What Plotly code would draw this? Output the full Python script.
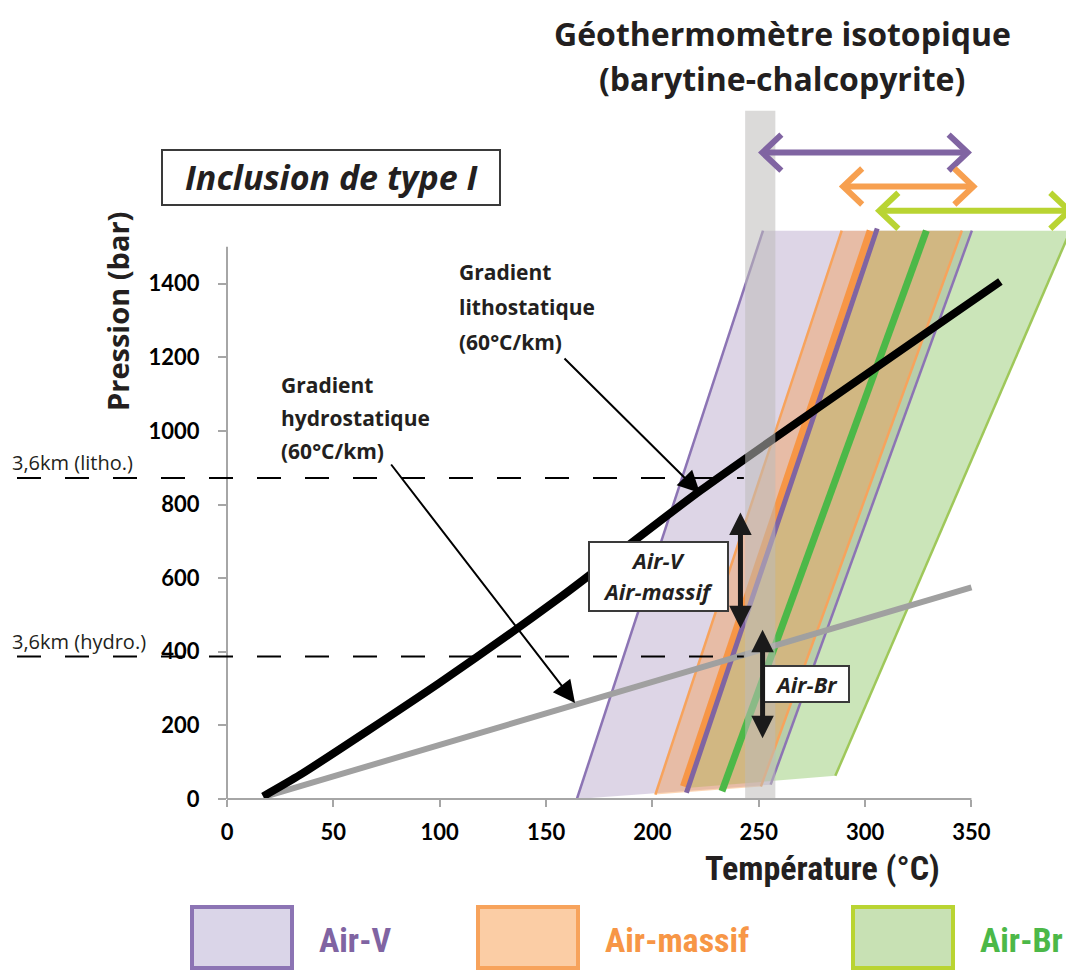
import plotly.graph_objects as go

# ---------------- data (T in degC, P in bar) ----------------
temp_ticks = [0, 50, 100, 150, 200, 250, 300, 350]
pres_ticks = [0, 200, 400, 600, 800, 1000, 1200, 1400]

# lithostatic / hydrostatic gradients
litho_t = [17, 34.5, 100, 156.7, 222.6, 363.6]
litho_p = [7, 66, 316, 548, 838, 1406]
hydro_t = [17, 350]
hydro_p = [5, 575]

# fluid inclusion isochore bands: bottom-left, top-left, top-right, bottom-right
airv_t = [164.5, 252, 350.2, 255.6]
airv_p = [0, 1544, 1544, 39]
massif_t = [201.4, 289, 345.5, 251]
massif_p = [12, 1544, 1544, 34]
airbr_t = [216, 304, 396.5, 286]
airbr_p = [30, 1544, 1544, 63]

# central isochores
airv_mid_t = [216, 305.7]
airv_mid_p = [17, 1550]
massif_mid_t = [214.6, 302.4]
massif_mid_p = [34, 1544]
airbr_mid_t = [232.7, 328.8]
airbr_mid_p = [21, 1544]

# isotopic geothermometer (barytine-chalcopyrite)
geo_t = [243.6, 257.8]
geo_p_top = 1870

# temperature ranges shown as double arrows at the top
range_lo = [251.7, 289.7, 306.7]
range_hi = [348.2, 350.9, 396]
range_p = [1756, 1664, 1598]

# 3,6 km depth pressures
depth_labels = ["3,6km (litho.)", "3,6km (hydro.)"]
depth_p = [872, 387]
depth_t_end = 243

# pressure ranges (vertical black arrows)
pr_t = [241.4, 251.8]
pr_lo = [460, 161]
pr_hi = [778, 460]
pr_labels = [["Air-V", "Air-massif"], ["Air-Br"]]

names = ["Air-V", "Air-massif", "Air-Br"]

# ---------------- layout geometry (page pixels; the page body adds an 8px margin) ----------------
OFF = 8
W, H = 1074 - OFF, 976 - OFF
AXIS_X, AXIS_Y = 227, 799          # page position of the origin
L = AXIS_X - OFF
B = H - (AXIS_Y - OFF)
PW, PH = W - L, AXIS_Y - OFF
XMAX = PW / 2.127
YMAX = PH / 0.3681

PURPLE = "#8064a2"
PURPLE_EDGE = "#8c74b4"
ORANGE = "#f79646"
ORANGE_EDGE = "#f7a35c"
GREEN = "#4cb848"
GREEN_EDGE = "#9fc85a"
LIME = "#b9d432"
DARK = "#231f20"
FONT = "Open Sans"
NARROW = "Roboto Condensed, Liberation Sans Narrow, Roboto"


def px(x):
    return (x - AXIS_X) / PW


def py(y):
    return (AXIS_Y - y) / PH


def label(x, y, text, size, color=DARK, family=FONT, bold=True, italic=False,
          xanchor="center", angle=0):
    return dict(xref="paper", yref="paper", x=px(x), y=py(y), text=text, showarrow=False,
                xanchor=xanchor, yanchor="middle", textangle=angle,
                font=dict(family=family, size=size, color=color,
                          weight="bold" if bold else "normal",
                          style="italic" if italic else "normal"))


fig = go.Figure()

# bands
fig.add_trace(go.Scatter(x=airv_t, y=airv_p, fill="toself", mode="none",
                         fillcolor="rgba(128,100,162,0.27)", hoverinfo="skip"))
fig.add_trace(go.Scatter(x=airbr_t, y=airbr_p, fill="toself", mode="none",
                         fillcolor="rgba(140,198,100,0.45)", hoverinfo="skip"))
fig.add_trace(go.Scatter(x=massif_t, y=massif_p, fill="toself", mode="none",
                         fillcolor="rgba(247,150,70,0.40)", hoverinfo="skip"))

# band edges
for xs, ys, col in [
    (airv_t[:2], airv_p[:2], PURPLE_EDGE), (airv_t[2:], airv_p[2:], PURPLE_EDGE),
    (massif_t[:2], massif_p[:2], ORANGE_EDGE), (massif_t[2:], massif_p[2:], ORANGE_EDGE),
    (airbr_t[2:], airbr_p[2:], GREEN_EDGE),
]:
    fig.add_trace(go.Scatter(x=xs, y=ys, mode="lines", line=dict(color=col, width=2.5),
                             hoverinfo="skip"))

# central isochores
fig.add_trace(go.Scatter(x=massif_mid_t, y=massif_mid_p, mode="lines",
                         line=dict(color=ORANGE, width=7), hoverinfo="skip"))
fig.add_trace(go.Scatter(x=airv_mid_t, y=airv_mid_p, mode="lines",
                         line=dict(color=PURPLE, width=5), hoverinfo="skip"))
fig.add_trace(go.Scatter(x=airbr_mid_t, y=airbr_mid_p, mode="lines",
                         line=dict(color=GREEN, width=7), hoverinfo="skip"))

# gradients
fig.add_trace(go.Scatter(x=hydro_t, y=hydro_p, mode="lines",
                         line=dict(color="#a0a0a0", width=6), hoverinfo="skip"))
fig.add_trace(go.Scatter(x=litho_t, y=litho_p, mode="lines",
                         line=dict(color="black", width=8, shape="spline", smoothing=0.6),
                         hoverinfo="skip"))

# geothermometer bar
fig.add_trace(go.Scatter(x=[geo_t[0], geo_t[0], geo_t[1], geo_t[1]],
                         y=[0, geo_p_top, geo_p_top, 0], fill="toself", mode="none",
                         fillcolor="rgba(190,188,186,0.55)", hoverinfo="skip"))

# top temperature-range arrows (open chevrons)
dx, dy = 19 / 2.127, 18 / 0.3681
for lo, hi, p, col in zip(range_lo, range_hi, range_p, [PURPLE, "#f7a050", LIME]):
    xs = [lo + dx, lo, lo + dx, None, lo, hi, None, hi - dx, hi, hi - dx]
    ys = [p + dy, p, p - dy, None, p, p, None, p + dy, p, p - dy]
    fig.add_trace(go.Scatter(x=xs, y=ys, mode="lines", line=dict(color=col, width=6),
                             hoverinfo="skip"))

shapes = []
annotations = []

# axis lines
shapes.append(dict(type="line", xref="paper", yref="paper", x0=0, x1=0, y0=0, y1=1500 / YMAX,
                   line=dict(color="#a6a6a6", width=2)))
shapes.append(dict(type="line", xref="paper", yref="paper", x0=0, x1=350 / XMAX, y0=0, y1=0,
                   line=dict(color="#a6a6a6", width=2)))

# depth reference lines
for lab, p in zip(depth_labels, depth_p):
    shapes.append(dict(type="line", xref="paper", yref="paper", x0=px(17), x1=depth_t_end / XMAX,
                       y0=p / YMAX, y1=p / YMAX,
                       line=dict(color="black", width=2, dash="24px,24px")))
    annotations.append(dict(xref="paper", yref="paper", x=px(10), y=p / YMAX, text=lab,
                            showarrow=False, xanchor="left", yanchor="bottom", yshift=0,
                            font=dict(family=FONT, size=20, color=DARK)))

# vertical pressure-range arrows and their boxes
for t, lo, hi in zip(pr_t, pr_lo, pr_hi):
    annotations.append(dict(x=t, y=hi, ax=t, ay=lo, axref="x", ayref="y", text="",
                            showarrow=True, arrowside="end+start", arrowhead=2, startarrowhead=2,
                            arrowsize=0.9, startarrowsize=0.9, arrowwidth=5, arrowcolor="#1a1a1a"))

box_style = dict(type="rect", xref="paper", yref="paper", fillcolor="white",
                 line=dict(color="#3a3a3a", width=2))
shapes.append(dict(box_style, x0=px(589), x1=px(728), y0=py(542), y1=py(611)))
shapes.append(dict(box_style, x0=px(763), x1=px(849), y0=py(666), y1=py(702)))
annotations.append(label(658, 560, pr_labels[0][0], 22, italic=True))
annotations.append(label(658, 591, pr_labels[0][1], 22, italic=True))
annotations.append(label(806, 684, pr_labels[1][0], 22, italic=True))

# gradient labels and pointer arrows
for lines, x0, ys in [(["Gradient", "lithostatique", "(60°C/km)"], 457, [272, 307, 342]),
                      (["Gradient", "hydrostatique", "(60°C/km)"], 279, [385, 418, 451])]:
    for txt, y in zip(lines, ys):
        annotations.append(label(x0, y, txt, 21, xanchor="left"))
for (x0, y0), (x1, y1) in [((563, 357), (700, 493)), ((390, 463), (575, 703))]:
    annotations.append(dict(xref="paper", yref="paper", x=px(x1), y=py(y1),
                            ax=x0 - x1, ay=y0 - y1, text="",
                            showarrow=True, arrowhead=2, arrowsize=2.2, arrowwidth=2,
                            arrowcolor="black"))

# title and framed label
annotations.append(label(782, 33, "Géothermomètre isotopique", 32))
annotations.append(label(782, 78, "(barytine-chalcopyrite)", 32))
shapes.append(dict(type="rect", xref="paper", yref="paper", x0=px(162), x1=px(500),
                   y0=py(150), y1=py(205), fillcolor="white",
                   line=dict(color="#3a3a3a", width=2)))
annotations.append(label(331, 177, "Inclusion de type I", 34, italic=True))

# axis titles
annotations.append(label(118, 312, "Pression (bar)", 29, angle=-90))
annotations.append(label(822, 868, "Température (°C)", 34, family=NARROW))

# legend
legend_cols = [("rgb(218,213,232)", PURPLE_EDGE, PURPLE),
               ("rgb(251,205,165)", ORANGE_EDGE, ORANGE),
               ("rgb(200,225,180)", LIME, GREEN)]
legend_x = [192, 478, 853]
for name, (fill, edge, txtcol), x in zip(names, legend_cols, legend_x):
    shapes.append(dict(type="rect", xref="paper", yref="paper", x0=px(x), x1=px(x + 100),
                       y0=py(907), y1=py(968), fillcolor=fill, line=dict(color=edge, width=4)))
    annotations.append(label(x + 125, 940, name, 34, color=txtcol, family=NARROW,
                             xanchor="left"))

fig.update_layout(
    width=W, height=H,
    margin=dict(l=L, r=0, t=0, b=B),
    paper_bgcolor="white", plot_bgcolor="white",
    showlegend=False,
    shapes=shapes, annotations=annotations,
    xaxis=dict(range=[0, XMAX], tickvals=temp_ticks, ticks="outside", ticklen=7, tickwidth=2,
               tickcolor="#a6a6a6", showline=False, showgrid=False, zeroline=False,
               ticklabelstandoff=7,
               tickfont=dict(family="Lato", size=22, color="black", weight="bold")),
    yaxis=dict(range=[0, YMAX], tickvals=pres_ticks, ticks="outside", ticklen=8, tickwidth=2,
               tickcolor="#a6a6a6", showline=False, showgrid=False, zeroline=False,
               ticklabelstandoff=14,
               tickfont=dict(family="Lato", size=22, color="black", weight="bold")),
)

fig.write_html("out.html")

* * * * * * *

DIRECTION:
Please extract exactly the lines of the data, from the first through the line containing "pres_ticks = [0, 200, 400, 600, 800, 1000, 1200, 1400]", and add no pictures to the copy.

TASK SOLUTION:
What Plotly code would draw this? Output the full Python script.
import plotly.graph_objects as go

# ---------------- data (T in degC, P in bar) ----------------
temp_ticks = [0, 50, 100, 150, 200, 250, 300, 350]
pres_ticks = [0, 200, 400, 600, 800, 1000, 1200, 1400]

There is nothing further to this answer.